Albert Rivera, el milhombres de la política
española, el político que tuvo la presidencia del Gobierno en la punta
de los dedos hace tan solo 18 meses y el principal catalizador y germen
de la división social en Catalunya ha anunciado este lunes su dimisión irrevocable después de unos resultados electorales que, prácticamente, han borrado a Ciudadanos
del mapa político.
El procés independentista catalán se cobra una nueva
víctima en la política española y desarbola una vez más el centro
derecha. Rivera sigue así los pasos de Mariano Rajoy y tan solo queda en
activo Pedro Sánchez, que tiene por delante un horizonte tremendamente difícil para armar una mayoría estable de gobierno.
Juan Carlos Girauta,
el lugarteniente de Rivera, se va con él y también deja la política.
Paradojas de la vida: a principios de año hizo el cambio de Barcelona
por Toledo argumentando que estaba cansado de vivir en un entorno
independentista. Ocho meses después los toledanos le han enviado a la
papelera de la historia.
Rivera y Girauta o Girauta y Rivera simbolizan mejor que cualquiera
de los otros dirigentes políticos una manera de hacer política basada en
la crispación, el insulto y la descalificación como única arma
dialéctica. Sus esfuerzos por provocar una fractura lingüística y social en Catalunya
han sido importantes y el éxito obtenido no se puede menospreciar.
Primero, porque corrigieron poco a poco el rumbo político del PP y
porque, finalmente, también alejaron al PSC del catalanismo histórico
que había defendido. Así fueron rápidamente un bocado apetecible para
los medios de comunicación españoles que los publicitaron hasta la
saciedad, en ocasiones como si no hubiera otro político capaz de hablar
de Catalunya.
Al final, incluso para los poderosos que le habían aupado
fue un engorro y los naranjas se diluyeron en un vaso de agua.

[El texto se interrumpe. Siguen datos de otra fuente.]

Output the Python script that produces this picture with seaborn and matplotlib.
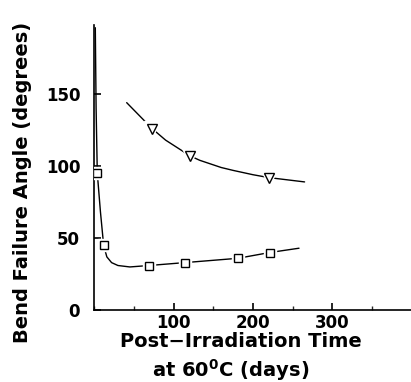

Ahora sus votantes se han ido a Vox pero también han
acabado en la formación de ultraderecha votantes tradicionales de la
izquierda. Nada diferente a lo que sucede en el resto de Europa. Pero de
Vox ya habrá tiempo para hablar, y hoy, es el gran día de Rivera, que
dispondrá ahora de tiempo suficiente para analizar cómo la soberbia
arruinó una carrera política.
Una actitud que no varió ni en su
despedida, ya que está muy lejos de ser verdad que ha decidido abandonar
la política, cuando la realidad es que la política le ha abandonado a
él.
Algo de autocrítica en su adiós tampoco habría estado mal ya que
cuesta encontrar en las hemerotecas un castañazo semejante. De hecho, en
España no existe con tanta rotundidad. De todas maneras no se puede
quejar: las despedidas siempre suelen ser acarameladas y no recibirá ni
una mínima parte del daño que ha hecho en Catalunya.